Reviewing his lab tests, Smith spotted a slightly but persistently elevated sodium count in the years after the accident — but not before. He calculated Lopez’s serum osmolality, which measures the concentration of sodium ions and other substances in the blood. Smith’s calculations showed that it, too, was elevated.
Smith suspected that the blow to Lopez’s head might have damaged his pituitary, the pea-sized gland at the base of the brain, which serves as the body’s metabolic control center. A traumatic brain injury can cause hypopituitarism, a condition in which a hormone deficiency impairs normal function. One of the hormones released by the pituitary is antidiuretic hormone (ADH), which regulates fluid balance.
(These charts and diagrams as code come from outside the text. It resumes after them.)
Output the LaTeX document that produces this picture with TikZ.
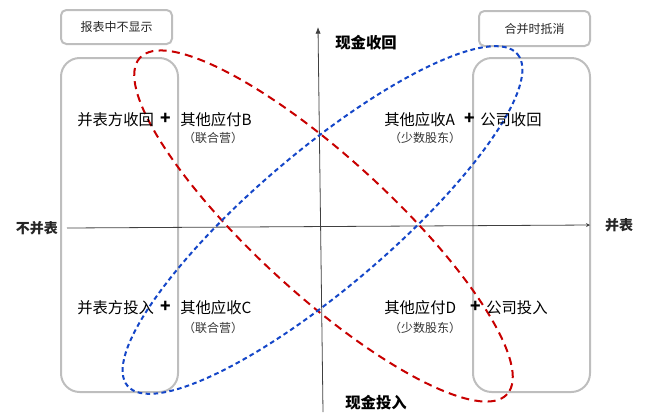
\documentclass[tikz,border=0pt]{standalone}
\usepackage{fontspec}
\setmainfont{Liberation Sans}
\newfontfamily\cjk{Noto Sans CJK SC}
\usetikzlibrary{arrows.meta}
\definecolor{boxgray}{RGB}{190,190,190}
\definecolor{ellred}{RGB}{200,0,0}
\definecolor{ellblue}{RGB}{20,70,200}
\begin{document}
\begin{tikzpicture}[x=0.75pt,y=-0.75pt,
  tagbox/.style={draw=boxgray,line width=1.5pt,rounded corners=4pt},
  colbox/.style={draw=boxgray,line width=1.5pt,rounded corners=14pt},
  axisline/.style={draw=black!75,line width=0.6pt},
  maintext/.style={font=\cjk\fontsize{11.5pt}{13pt}\selectfont,inner sep=0pt,anchor=west},
  subtext/.style={font=\cjk\fontsize{9pt}{11pt}\selectfont,inner sep=0pt,text=black!80},
  plus/.style={font=\cjk\bfseries\fontsize{13pt}{14pt}\selectfont,inner sep=0pt},
  axislabel/.style={font=\cjk\bfseries\fontsize{11.5pt}{13pt}\selectfont,inner sep=0pt},
  sidelabel/.style={font=\cjk\bfseries\fontsize{10.5pt}{13pt}\selectfont,inner sep=0pt,text=black!85},
  taglabel/.style={font=\cjk\fontsize{9pt}{11pt}\selectfont,inner sep=0pt,text=black!85},
  redell/.style={draw=ellred,line width=1.5pt,dash pattern=on 6pt off 4pt},
  blueell/.style={draw=ellblue,line width=1.5pt,dash pattern=on 3.5pt off 2.5pt}]
\useasboundingbox (0,0) rectangle (646,412);
% tag boxes
\node[tagbox,minimum width=83.25pt,minimum height=25.5pt,anchor=north west] (tagL) at (60,9) {};
\node[taglabel] (tagLt) at (tagL.center) {报表中不显示};
\node[tagbox,minimum width=83.25pt,minimum height=26.25pt,anchor=north west] (tagR) at (478,10) {};
\node[taglabel] (tagRt) at (tagR.center) {合并时抵消};
% column boxes
\node[colbox,minimum width=87.75pt,minimum height=250.5pt,anchor=north west] (colL) at (60,57) {};
\node[colbox,minimum width=87.75pt,minimum height=250.5pt,anchor=north west] (colR) at (472,57) {};
% axes
\coordinate (vtop) at (318,27);
\coordinate (vbot) at (323,412);
\coordinate (hl) at (67,228);
\coordinate (hr) at (590,225);
\draw[axisline,-{Latex[length=5pt,width=4pt]}] (vbot) -- (vtop);
\draw[axisline,-{Stealth[length=3pt,width=3pt]}] (hl) -- (hr);
\node[axislabel] (cin) at (366,43) {现金收回};
\node[axislabel] (cout) at (376,403) {现金投入};
\node[sidelabel] (nc) at (37,228) {不并表};
\node[sidelabel] (cc) at (619,225) {并表};
% ellipses
\draw[redell,rotate around={-42.5:(323.5,226)}] (323.5,226) ellipse [x radius=249, y radius=68];
\draw[blueell,rotate around={40.4:(322.5,220)}] (322.5,220) ellipse [x radius=256, y radius=68];
% quadrant texts
\node[maintext] (q1a) at (77,120) {并表方收回};
\node[plus] (q1p) at (166,119) {+};
\node[maintext] (q1b) at (180,120) {其他应付B};
\node[subtext] (q1s) at (213,138) {（联合营）};
\node[maintext] (q2a) at (384,120) {其他应收A};
\node[plus] (q2p) at (470,119) {+};
\node[maintext] (q2b) at (480,120) {公司收回};
\node[subtext] (q2s) at (425,138) {（少数股东）};
\node[maintext] (q3a) at (77,308) {并表方投入};
\node[plus] (q3p) at (166,307) {+};
\node[maintext] (q3b) at (180,308) {其他应收C};
\node[subtext] (q3s) at (213,328) {（联合营）};
\node[maintext] (q4a) at (384,308) {其他应付D};
\node[plus] (q4p) at (476,307) {+};
\node[maintext] (q4b) at (486,308) {公司投入};
\node[subtext] (q4s) at (425,328) {（少数股东）};
\end{tikzpicture}
\end{document}
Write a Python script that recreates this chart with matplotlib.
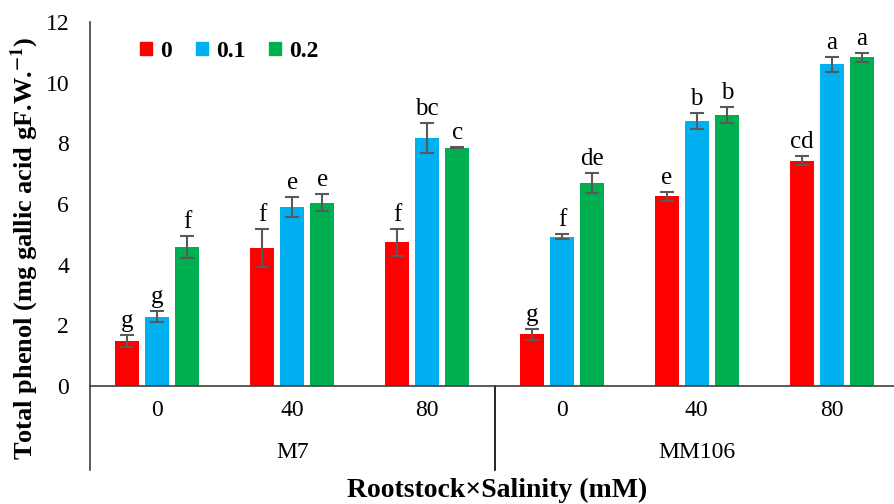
from matplotlib import pyplot as plt
from matplotlib.patches import Patch
from matplotlib.lines import Line2D
import numpy as np

# data
rootstocks = ['M7', 'MM106']
salinity = ['0', '40', '80']
levels = ['0', '0.1', '0.2']

means = {
    '0':   [1.47, 4.54, 4.74, 1.70, 6.25, 7.43],
    '0.1': [2.28, 5.89, 8.17, 4.92, 8.74, 10.60],
    '0.2': [4.58, 6.04, 7.86, 6.69, 8.94, 10.84],
}
errors = {
    '0':   [0.20, 0.63, 0.45, 0.19, 0.15, 0.15],
    '0.1': [0.18, 0.33, 0.50, 0.08, 0.27, 0.24],
    '0.2': [0.36, 0.28, 0.03, 0.34, 0.27, 0.15],
}
letters = {
    '0':   ['g', 'f', 'f', 'g', 'e', 'cd'],
    '0.1': ['g', 'e', 'bc', 'f', 'b', 'a'],
    '0.2': ['f', 'e', 'c', 'de', 'b', 'a'],
}
colors = {'0': '#FF0000', '0.1': '#00B0F0', '0.2': '#00B050'}

plt.rcParams['font.family'] = ['Liberation Serif', 'DejaVu Serif']
plt.rcParams['mathtext.fontset'] = 'stix'

W, H = 894, 504
fig = plt.figure(figsize=(W / 100, H / 100), dpi=100)
x0, x1, y0, y1 = 90, 899, 386, 22
ax = fig.add_axes([x0 / W, 1 - y0 / H, (x1 - x0) / W, (y0 - y1) / H])

x = np.arange(len(rootstocks) * len(salinity))
width = 0.178
step = 0.223

for i, lv in enumerate(levels):
    pos = x + (i - 1) * step
    ax.bar(pos, means[lv], width, color=colors[lv], zorder=2)
    ax.errorbar(pos, means[lv], yerr=errors[lv], fmt='none', ecolor='#595959',
                elinewidth=1.5, capsize=5, capthick=1.5, zorder=3)
    for p, m, e, t in zip(pos, means[lv], errors[lv], letters[lv]):
        ax.text(p, m + e + 0.1, t, ha='center', va='bottom', fontsize=18)

ax.set_xlim(-0.5, len(x) - 0.5)
ax.set_ylim(0, 12)
ax.set_yticks(range(0, 13, 2))
ax.tick_params(axis='y', length=0, pad=15, labelsize=17)
ax.set_xticks([])
for s in ['top', 'right', 'left']:
    ax.spines[s].set_visible(False)
ax.spines['bottom'].set_color('#404040')
ax.spines['bottom'].set_linewidth(1.2)

# category axis below the plot
low = -(470 - 386) / (386 - 22)
tr = ax.get_xaxis_transform()
ax.add_line(Line2D([-0.5, -0.5], [1, low], transform=tr, color='#404040',
                   lw=1.2, clip_on=False))
ax.add_line(Line2D([2.5, 2.5], [0, low], transform=tr, color='black',
                   lw=1.2, clip_on=False))
for k, xx in enumerate(x):
    ax.text(xx, -(410 - 386) / 364, salinity[k % 3], transform=tr,
            ha='center', va='center', fontsize=17)
for j, r in enumerate(rootstocks):
    ax.text(1 + 3 * j, -(453 - 386) / 364, r, transform=tr,
            ha='center', va='center', fontsize=17)

fig.text(497 / W, 1 - 490 / H, 'Rootstock×Salinity (mM)', ha='center',
         va='center', fontsize=20, fontweight='bold')
fig.text(25 / W, 1 - 248 / H, r'Total phenol (mg gallic acid gF.W.$^{\mathbf{-1}}$)',
         ha='center', va='center', rotation=90, fontsize=19, fontweight='bold')

handles = [Patch(color=colors[lv], label=lv) for lv in levels]
ax.legend(handles=handles, loc='upper left', bbox_to_anchor=(0.036, 1.006),
          ncol=3, frameon=False, handlelength=0.5, handleheight=0.5,
          handletextpad=0.35, columnspacing=1.0,
          prop={'weight': 'bold', 'size': 17})

fig.savefig('out.png', dpi=100)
The neurologist theorized that Lopez’s damaged pituitary had caused central diabetes insipidus, a rare disorder in which the kidneys remove too much fluid.
Lopez was initially skeptical.
But he was desperate enough
to ask his primary-care doctor to order osmolality and urine tests. Though dubious he could have such a rare condition, he ordered the tests, followed by a second round. All were abnormal, but the doctor remained unconvinced.
Lopez pushed for a referral to an endocrinologist. He, too, was skeptical, but ordered additional tests that yielded the same result, along with a scan that ruled out a pituitary tumor.
Smith’s meticulous analysis had led to the diagnosis of diabetes insipidus which essentially had been hiding in plain sight.
Lopez began taking a form of vasopressin, the replacement hormone he will need for the rest of his life. Slowly but steadily, he began to improve.
“I feel 80% to 90% better,” Lopez said recently. He carefully monitors his salt intake to prevent sodium overload, must avoid becoming overheated — he no longer runs — and cannot consume alcohol or caffeine, which are too dehydrating. He also takes expensive medication to treat the consequences of his unnecessary gallbladder surgery.
Lopez is trying to make up for the years he lost with his children, who are now 5, 12 and 14. He deeply regrets that his stepfather, who he said was consumed by trying to help him, did not live to see the outcome. He died in 2015.
Lopez thinks if it were not for his work as a malpractice lawyer, "I would never have met the person who diagnosed it.” He said he worries about others who are suffering and lack support or resources. “I represent people like that all the time,” he added.